The moment I entered the nuclear arena, I knew I had been thrust into a world beset with tidal forces, towering egos, maddening contradictions, alien constructs, and insane risks. Its arcane vocabulary and apocalyptic calculus defied comprehension. Its stage was global and its antagonists locked in a deadly spiral of deepening rivalry. In every respect, it was a modern-day holy war.

The opposing forces created vast enterprises that gave rise to a culture of messianic believers infused with a sense of historic mission and schooled in unshakable articles of faith. As my career progressed, I was immersed in the work of all of these cultures, either directly in those of the Western world or through the study of communist organizations, teachings, and practices.

My responsibilities ranged from the highly subjective, such as assessing the values and motivations of Soviet leadership, to the critically objective, such as preparing weapons for operational launch. I became steeped in the art of intelligence estimates, the psychology of negotiations, the interplay of bureaucracies and the impulses of industry.

I was engaged in the labyrinthine conjecture of the strategist, the exacting routines of the target planner, and the demanding skills of the air crew and the missileer. I was a party to their history, shared their triumphs and tragedies, witnessed heroic sacrifice and catastrophic failure of both men and machines. And in the end, I came away from it all with profound misgivings. Ultimately, as I examined the course of this journey, I came to these unsettling judgments:

  • From the earliest days of the nuclear era, the risks and consequences of nuclear war have never been properly weighed by those who brandish them.
  • The stakes of nuclear war engage not just the survival of the antagonists but the fate of mankind.
  • The likely consequences of nuclear war have no political, military, or moral justification.
  • The threat to use nuclear weapons is indefensible....
Is it any wonder that at the end of my journey I am moved so strongly to retrace its path, to examine more closely the evidence I would not or could not see? I hear now the voices long ignored, the warnings muffled by the still-lingering animosities of the Cold War....

Only now are the dimensions, the costs, and the risks of these nuclear nether worlds coming to light. What must now be better understood are the root causes and the belief systems that brought them into existence. They must be challenged, refuted. But most important, they must be let go. The era that gave them credence, accepted their dominion, and yielded to their excesses is fast receding.

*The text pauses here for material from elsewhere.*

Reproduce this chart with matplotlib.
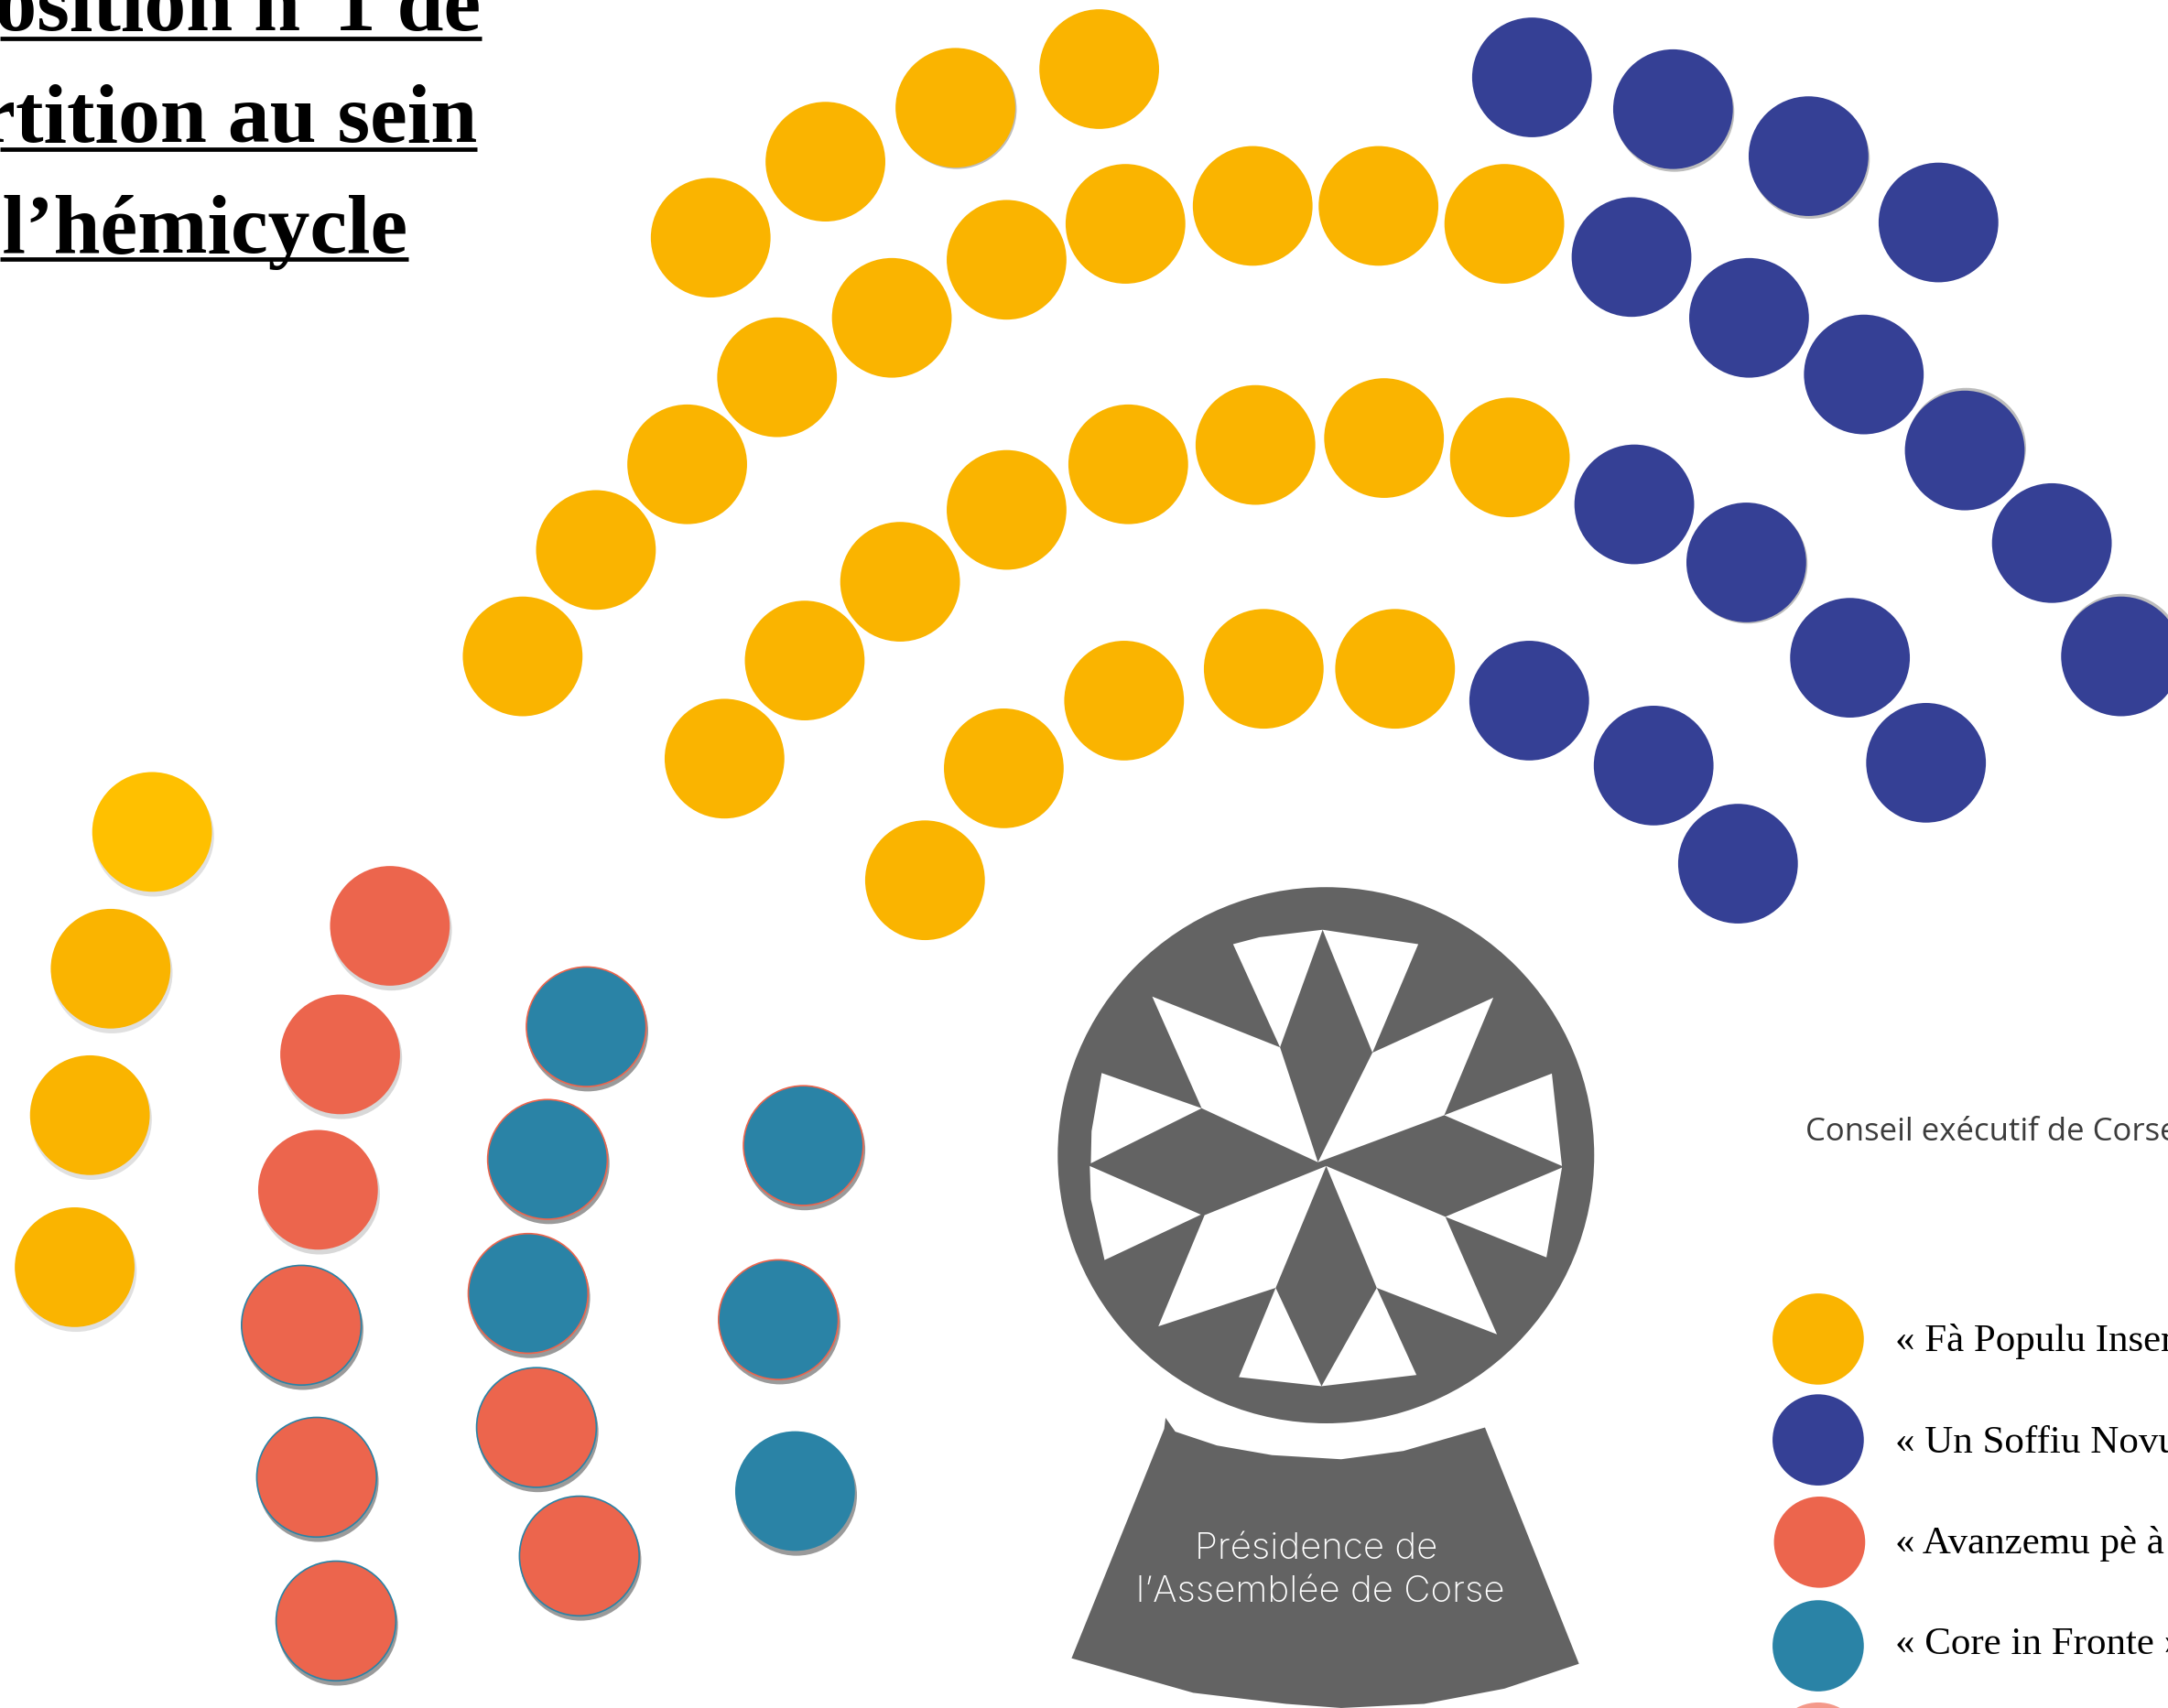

But it is not yet over. The Cold War lives on in the minds of those who cannot let go the fears, the beliefs, and the enmities born of the nuclear age. They cling to deterrence and shake it wistfully at bygone adversaries and balefully at new or imagined ones.

What better illustration of misplaced faith in nuclear deterrence is there than the persistent belief that retaliation with nuclear weapons is a legitimate and appropriate response to post-Cold War threats posed by weapons of mass destruction? What could possibly justify our resort to the very means we properly abhor and condemn?...

We cannot at once keep sacred the miracle of existence and hold sacrosanct the capacity to destroy it. We cannot hold hostage to sovereign gridlock the keys to final deliverance from the nuclear nightmare. We cannot withhold the resources essential to break its grip, to reduce its dangers. We cannot sit in silent acquiescence to the faded homilies of the nuclear priesthood.

It is time to reassert the primacy of individual conscience, the voice of reason, and the rightful interests of humanity."